## DESCRIPTION OF THE TASK:
All lines from the one with "Rebuild this chart" through the one with "ax = fig.add_axes([50", and only those, are to be reproduced exactly, both ends included.

# Start of EXERCISE MATERIAL

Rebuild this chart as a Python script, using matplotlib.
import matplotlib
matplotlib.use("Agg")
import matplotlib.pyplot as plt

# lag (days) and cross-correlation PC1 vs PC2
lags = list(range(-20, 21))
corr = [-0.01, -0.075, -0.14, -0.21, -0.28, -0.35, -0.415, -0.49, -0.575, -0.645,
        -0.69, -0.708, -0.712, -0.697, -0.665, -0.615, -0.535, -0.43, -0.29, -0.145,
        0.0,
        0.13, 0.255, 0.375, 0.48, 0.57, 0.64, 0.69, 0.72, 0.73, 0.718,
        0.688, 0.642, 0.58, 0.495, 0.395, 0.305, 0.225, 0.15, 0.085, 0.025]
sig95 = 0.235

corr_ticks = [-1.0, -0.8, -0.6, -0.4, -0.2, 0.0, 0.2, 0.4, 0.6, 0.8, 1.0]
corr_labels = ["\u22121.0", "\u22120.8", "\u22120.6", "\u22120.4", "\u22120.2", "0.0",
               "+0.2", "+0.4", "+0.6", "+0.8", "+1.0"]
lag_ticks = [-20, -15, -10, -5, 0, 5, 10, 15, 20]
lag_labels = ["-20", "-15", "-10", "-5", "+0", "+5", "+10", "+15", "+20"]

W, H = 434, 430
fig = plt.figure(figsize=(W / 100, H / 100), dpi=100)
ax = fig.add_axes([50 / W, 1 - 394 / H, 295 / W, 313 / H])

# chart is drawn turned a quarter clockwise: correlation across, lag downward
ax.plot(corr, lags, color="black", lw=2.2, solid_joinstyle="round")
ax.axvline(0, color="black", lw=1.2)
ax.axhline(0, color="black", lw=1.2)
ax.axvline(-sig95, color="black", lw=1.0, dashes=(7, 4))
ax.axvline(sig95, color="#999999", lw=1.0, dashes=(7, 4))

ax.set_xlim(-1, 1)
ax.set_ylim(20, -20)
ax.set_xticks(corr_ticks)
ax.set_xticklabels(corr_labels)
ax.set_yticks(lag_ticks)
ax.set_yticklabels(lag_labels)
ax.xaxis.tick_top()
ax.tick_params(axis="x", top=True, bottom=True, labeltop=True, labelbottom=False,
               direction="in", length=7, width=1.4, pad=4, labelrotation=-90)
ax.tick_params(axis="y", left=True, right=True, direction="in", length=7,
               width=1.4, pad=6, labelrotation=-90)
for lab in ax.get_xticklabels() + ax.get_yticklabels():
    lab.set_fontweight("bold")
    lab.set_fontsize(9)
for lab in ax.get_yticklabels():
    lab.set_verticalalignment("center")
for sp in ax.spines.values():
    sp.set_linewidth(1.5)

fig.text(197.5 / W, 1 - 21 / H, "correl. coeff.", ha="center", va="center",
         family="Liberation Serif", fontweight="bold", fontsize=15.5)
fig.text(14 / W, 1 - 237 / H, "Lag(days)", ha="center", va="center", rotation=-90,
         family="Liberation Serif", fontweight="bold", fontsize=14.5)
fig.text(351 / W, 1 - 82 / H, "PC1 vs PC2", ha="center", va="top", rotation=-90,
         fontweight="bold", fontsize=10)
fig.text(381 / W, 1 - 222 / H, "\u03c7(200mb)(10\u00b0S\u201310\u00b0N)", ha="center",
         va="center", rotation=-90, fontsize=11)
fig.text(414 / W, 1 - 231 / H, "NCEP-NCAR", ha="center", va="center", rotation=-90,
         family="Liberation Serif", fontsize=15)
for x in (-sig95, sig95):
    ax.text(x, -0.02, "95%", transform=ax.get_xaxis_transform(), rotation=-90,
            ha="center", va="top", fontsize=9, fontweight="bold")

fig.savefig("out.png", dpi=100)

# End of EXERCISE MATERIAL
# Start of EXERCISE MATERIAL

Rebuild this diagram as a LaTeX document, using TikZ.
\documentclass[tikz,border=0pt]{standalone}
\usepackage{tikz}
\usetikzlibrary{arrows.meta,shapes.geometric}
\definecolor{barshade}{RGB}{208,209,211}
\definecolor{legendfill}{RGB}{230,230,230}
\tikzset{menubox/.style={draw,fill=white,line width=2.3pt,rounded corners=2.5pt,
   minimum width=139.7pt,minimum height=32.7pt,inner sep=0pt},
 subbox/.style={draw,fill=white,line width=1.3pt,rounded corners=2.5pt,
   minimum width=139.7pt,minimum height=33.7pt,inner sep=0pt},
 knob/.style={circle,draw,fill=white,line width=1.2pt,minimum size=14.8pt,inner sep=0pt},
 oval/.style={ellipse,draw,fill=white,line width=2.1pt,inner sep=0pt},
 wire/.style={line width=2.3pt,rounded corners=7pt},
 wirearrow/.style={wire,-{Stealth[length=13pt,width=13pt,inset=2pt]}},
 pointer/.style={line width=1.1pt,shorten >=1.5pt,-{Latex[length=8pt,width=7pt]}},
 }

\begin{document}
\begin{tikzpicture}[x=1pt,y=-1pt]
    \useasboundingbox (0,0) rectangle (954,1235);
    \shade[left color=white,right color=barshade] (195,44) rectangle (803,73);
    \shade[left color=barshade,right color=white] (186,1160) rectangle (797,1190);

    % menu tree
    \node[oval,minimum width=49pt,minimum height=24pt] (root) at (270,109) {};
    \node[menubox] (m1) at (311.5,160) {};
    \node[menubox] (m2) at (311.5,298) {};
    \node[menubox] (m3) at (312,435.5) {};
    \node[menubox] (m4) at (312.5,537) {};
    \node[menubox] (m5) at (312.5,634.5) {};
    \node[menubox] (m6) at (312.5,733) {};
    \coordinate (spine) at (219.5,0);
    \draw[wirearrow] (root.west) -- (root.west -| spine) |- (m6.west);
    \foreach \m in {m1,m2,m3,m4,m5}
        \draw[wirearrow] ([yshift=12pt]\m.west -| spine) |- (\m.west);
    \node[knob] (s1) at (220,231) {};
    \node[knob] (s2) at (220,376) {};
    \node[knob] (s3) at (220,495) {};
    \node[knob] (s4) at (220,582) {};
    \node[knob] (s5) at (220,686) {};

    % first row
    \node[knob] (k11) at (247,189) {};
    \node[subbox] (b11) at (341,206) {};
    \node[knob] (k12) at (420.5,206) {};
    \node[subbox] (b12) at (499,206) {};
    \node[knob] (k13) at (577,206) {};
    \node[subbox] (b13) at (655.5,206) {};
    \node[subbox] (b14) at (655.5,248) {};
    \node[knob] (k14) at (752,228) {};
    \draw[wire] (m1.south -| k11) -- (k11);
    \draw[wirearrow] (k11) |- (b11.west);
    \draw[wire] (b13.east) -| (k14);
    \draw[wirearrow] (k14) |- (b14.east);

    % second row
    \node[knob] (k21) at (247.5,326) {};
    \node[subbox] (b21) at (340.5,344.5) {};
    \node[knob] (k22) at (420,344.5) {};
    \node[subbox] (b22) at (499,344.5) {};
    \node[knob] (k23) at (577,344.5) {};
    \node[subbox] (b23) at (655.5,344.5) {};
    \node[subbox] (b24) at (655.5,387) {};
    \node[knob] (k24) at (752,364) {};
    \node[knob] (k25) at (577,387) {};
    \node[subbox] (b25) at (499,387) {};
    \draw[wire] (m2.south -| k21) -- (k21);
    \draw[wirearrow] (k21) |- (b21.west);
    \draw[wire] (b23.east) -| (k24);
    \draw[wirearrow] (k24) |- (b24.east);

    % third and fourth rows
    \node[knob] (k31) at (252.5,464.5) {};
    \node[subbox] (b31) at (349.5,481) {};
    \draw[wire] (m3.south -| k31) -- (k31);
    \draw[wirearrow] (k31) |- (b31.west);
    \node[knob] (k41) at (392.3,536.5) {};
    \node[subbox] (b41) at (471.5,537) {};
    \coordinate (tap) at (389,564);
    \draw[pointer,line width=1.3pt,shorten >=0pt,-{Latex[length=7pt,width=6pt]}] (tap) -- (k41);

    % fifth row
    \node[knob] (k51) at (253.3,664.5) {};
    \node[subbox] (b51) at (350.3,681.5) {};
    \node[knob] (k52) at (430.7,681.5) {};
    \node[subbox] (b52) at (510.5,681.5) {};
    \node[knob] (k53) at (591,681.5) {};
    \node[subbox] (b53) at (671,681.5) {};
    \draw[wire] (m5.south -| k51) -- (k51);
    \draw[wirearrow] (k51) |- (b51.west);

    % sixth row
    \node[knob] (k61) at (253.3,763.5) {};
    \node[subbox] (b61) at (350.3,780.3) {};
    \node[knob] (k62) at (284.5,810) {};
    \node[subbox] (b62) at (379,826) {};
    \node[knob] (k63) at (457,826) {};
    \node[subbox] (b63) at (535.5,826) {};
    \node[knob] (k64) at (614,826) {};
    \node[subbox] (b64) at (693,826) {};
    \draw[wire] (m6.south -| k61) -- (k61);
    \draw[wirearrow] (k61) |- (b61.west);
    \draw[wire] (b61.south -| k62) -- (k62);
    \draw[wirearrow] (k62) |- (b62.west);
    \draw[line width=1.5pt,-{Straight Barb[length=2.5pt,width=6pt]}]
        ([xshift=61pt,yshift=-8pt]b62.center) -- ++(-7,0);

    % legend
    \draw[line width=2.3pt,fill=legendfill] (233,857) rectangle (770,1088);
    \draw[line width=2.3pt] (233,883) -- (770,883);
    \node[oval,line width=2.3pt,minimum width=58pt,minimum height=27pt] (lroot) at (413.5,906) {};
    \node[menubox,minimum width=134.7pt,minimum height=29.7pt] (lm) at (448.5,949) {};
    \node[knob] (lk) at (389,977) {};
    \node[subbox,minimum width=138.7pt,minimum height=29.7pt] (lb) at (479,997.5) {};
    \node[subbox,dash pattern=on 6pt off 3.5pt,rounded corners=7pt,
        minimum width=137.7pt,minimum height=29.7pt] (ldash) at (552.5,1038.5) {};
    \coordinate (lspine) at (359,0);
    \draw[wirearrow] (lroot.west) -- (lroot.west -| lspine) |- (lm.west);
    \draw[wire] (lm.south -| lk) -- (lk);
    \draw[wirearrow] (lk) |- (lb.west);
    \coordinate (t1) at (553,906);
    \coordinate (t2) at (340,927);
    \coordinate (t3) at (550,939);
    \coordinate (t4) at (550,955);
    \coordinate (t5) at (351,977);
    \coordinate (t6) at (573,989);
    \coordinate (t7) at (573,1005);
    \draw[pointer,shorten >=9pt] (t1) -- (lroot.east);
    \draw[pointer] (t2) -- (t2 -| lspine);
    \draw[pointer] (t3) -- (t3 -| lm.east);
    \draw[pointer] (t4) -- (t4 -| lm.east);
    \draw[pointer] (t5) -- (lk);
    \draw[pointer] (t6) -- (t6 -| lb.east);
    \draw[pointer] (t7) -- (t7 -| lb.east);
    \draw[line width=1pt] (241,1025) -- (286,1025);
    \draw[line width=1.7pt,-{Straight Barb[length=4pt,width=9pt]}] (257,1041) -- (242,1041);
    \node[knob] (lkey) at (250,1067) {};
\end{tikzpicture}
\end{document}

# End of EXERCISE MATERIAL

## FINISHED ANSWER:
Rebuild this chart as a Python script, using matplotlib.
import matplotlib
matplotlib.use("Agg")
import matplotlib.pyplot as plt

# lag (days) and cross-correlation PC1 vs PC2
lags = list(range(-20, 21))
corr = [-0.01, -0.075, -0.14, -0.21, -0.28, -0.35, -0.415, -0.49, -0.575, -0.645,
        -0.69, -0.708, -0.712, -0.697, -0.665, -0.615, -0.535, -0.43, -0.29, -0.145,
        0.0,
        0.13, 0.255, 0.375, 0.48, 0.57, 0.64, 0.69, 0.72, 0.73, 0.718,
        0.688, 0.642, 0.58, 0.495, 0.395, 0.305, 0.225, 0.15, 0.085, 0.025]
sig95 = 0.235

corr_ticks = [-1.0, -0.8, -0.6, -0.4, -0.2, 0.0, 0.2, 0.4, 0.6, 0.8, 1.0]
corr_labels = ["\u22121.0", "\u22120.8", "\u22120.6", "\u22120.4", "\u22120.2", "0.0",
               "+0.2", "+0.4", "+0.6", "+0.8", "+1.0"]
lag_ticks = [-20, -15, -10, -5, 0, 5, 10, 15, 20]
lag_labels = ["-20", "-15", "-10", "-5", "+0", "+5", "+10", "+15", "+20"]

W, H = 434, 430
fig = plt.figure(figsize=(W / 100, H / 100), dpi=100)
ax = fig.add_axes([50 / W, 1 - 394 / H, 295 / W, 313 / H])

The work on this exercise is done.